We have multiplied our possessions, but reduced our values; we fly in faster planes to arrive there quicker, to do less and return sooner; we sign more contracts only to realize fewer profits; we talk too much; love too seldom and lie too often. We’ve learned how to make a living, but not a life; we’ve added years to life, not life to years. We’ve been all the way to the moon and back, but have trouble crossing the street to meet the new neighbor. We’ve conquered outer space, but not inner space; we’ve done larger things, but not better things; we’ve cleaned up the air, but polluted the soul we’ve split the atom, but not our prejudice; we write more, but learn less; plan more, but accomplish less; we make faster planes, but longer lines; we learned to rush, but not to wait; we have more weapons, but less peace; higher incomes, but lowers morals; more parties, but less fun; more food, but less appeasement; more acquaintances, but fewer friends; more effort, but less success. We build more computers to hold more information, to produce more copies than ever, but have less communication; drive smaller cars that have bigger problems; build larger factories that produce less. We’ve become long on quantity, but short on quality.
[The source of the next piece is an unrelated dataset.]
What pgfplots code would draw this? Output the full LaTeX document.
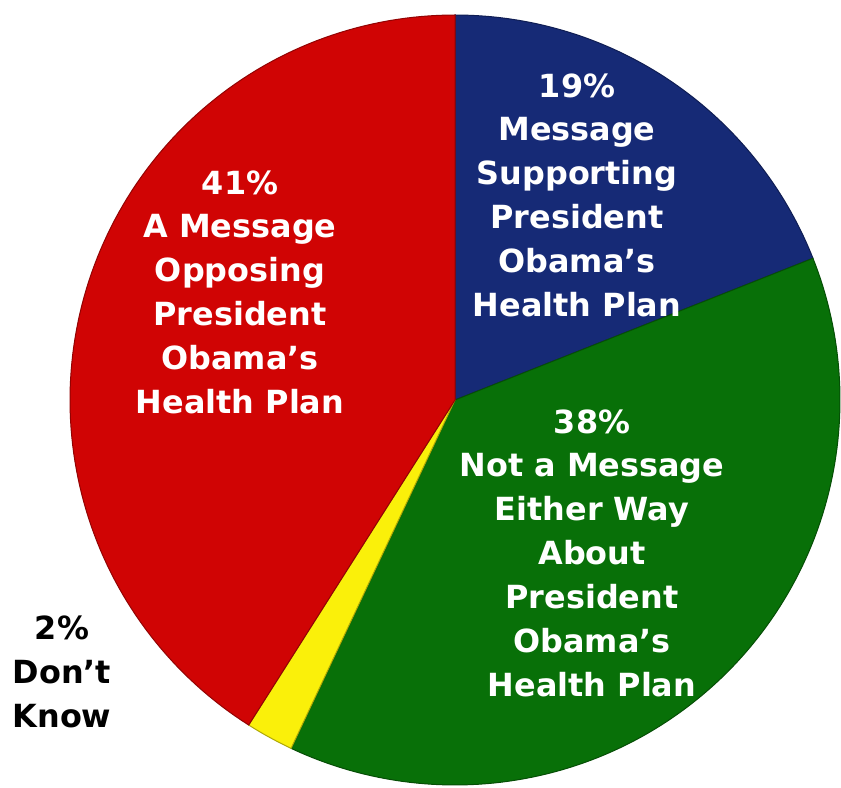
\documentclass[border=0pt]{standalone}
\usepackage{pgfplots}
\usepackage{pgfplotstable}
\pgfplotsset{compat=1.18}
\usepackage{fontspec}
\setmainfont{DejaVu Sans}
\definecolor{pieblue}{RGB}{22,42,118}
\definecolor{piegreen}{RGB}{8,112,8}
\definecolor{pieyellow}{RGB}{250,240,10}
\definecolor{piered}{RGB}{208,4,4}

\pgfplotstableread{
label pct
Supporting 19
Neither 38
DontKnow 2
Opposing 41
}\piedata

\pgfplotstablegetelem{0}{pct}\of\piedata \let\pA\pgfplotsretval
\pgfplotstablegetelem{1}{pct}\of\piedata \let\pB\pgfplotsretval
\pgfplotstablegetelem{2}{pct}\of\piedata \let\pC\pgfplotsretval
\pgfplotstablegetelem{3}{pct}\of\piedata \let\pD\pgfplotsretval
\pgfmathsetmacro\aO{90}
\pgfmathsetmacro\aA{\aO-3.6*\pA}
\pgfmathsetmacro\aB{\aA-3.6*\pB}
\pgfmathsetmacro\aC{\aB-3.6*\pC}
\pgfmathsetmacro\aD{\aC-3.6*\pD}

\def\cx{455}
\def\cy{388}
\def\rr{385}

\begin{document}
\begin{tikzpicture}
\begin{axis}[width=841bp, height=788bp, scale only axis,
  xmin=0, xmax=841, ymin=0, ymax=788, hide axis, clip=false]
% slices
\addplot[fill=pieblue, draw=pieblue!70!black, line width=1pt, domain=\aA:\aO, samples=80, variable=\t]
  ({\cx+\rr*cos(\t)},{\cy+\rr*sin(\t)}) -- (axis cs:\cx,\cy) -- cycle;
\addplot[fill=piegreen, draw=piegreen!70!black, line width=1pt, domain=\aB:\aA, samples=120, variable=\t]
  ({\cx+\rr*cos(\t)},{\cy+\rr*sin(\t)}) -- (axis cs:\cx,\cy) -- cycle;
\addplot[fill=pieyellow, draw=pieyellow!70!black, line width=1pt, domain=\aC:\aB, samples=10, variable=\t]
  ({\cx+\rr*cos(\t)},{\cy+\rr*sin(\t)}) -- (axis cs:\cx,\cy) -- cycle;
\addplot[fill=piered, draw=piered!70!black, line width=1pt, domain=\aD:\aC, samples=120, variable=\t]
  ({\cx+\rr*cos(\t)},{\cy+\rr*sin(\t)}) -- (axis cs:\cx,\cy) -- cycle;
% labels
\tikzset{lbl/.style={align=center, text=white, font=\fontsize{32}{44}\selectfont\bfseries}}
\node[lbl] at (axis cs:240,496) {41\%\\A Message\\Opposing\\President\\Obama’s\\Health Plan};
\node[lbl] at (axis cs:577,593) {19\%\\Message\\Supporting\\President\\Obama’s\\Health Plan};
\node[lbl] at (axis cs:592,235) {38\%\\Not a Message\\Either Way\\About\\President\\Obama’s\\Health Plan};
\node[lbl, text=black] at (axis cs:62,116) {2\%\\Don’t\\Know};
\end{axis}
\pgfresetboundingbox
\path (current axis.south west) rectangle (current axis.north east);
\end{tikzpicture}
\end{document}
These are times of fast foods and slow digestion; tall men, but short character; steep in profits, but shallow in relationships. These are times of world peace, but domestic warfare; more leisure and less fun; higher postage, but slower mail; more kinds of food, but less nutrition. These are days of two incomes, but more divorces; these are times of fancier houses, but broken homes. These are days of quick trips, disposable diapers, cartridge living, throw-away morality, one-night stands, overweight bodies and pills that do everything from cheer, to prevent, quiet or kill. It is a time when there is much in the show window and nothing in the stock room. Indeed, these are the times!

Wishing those who celebrate Eid a blessed one, those performing a Haj a safe one, and those in turmoil a chance to sleep sound.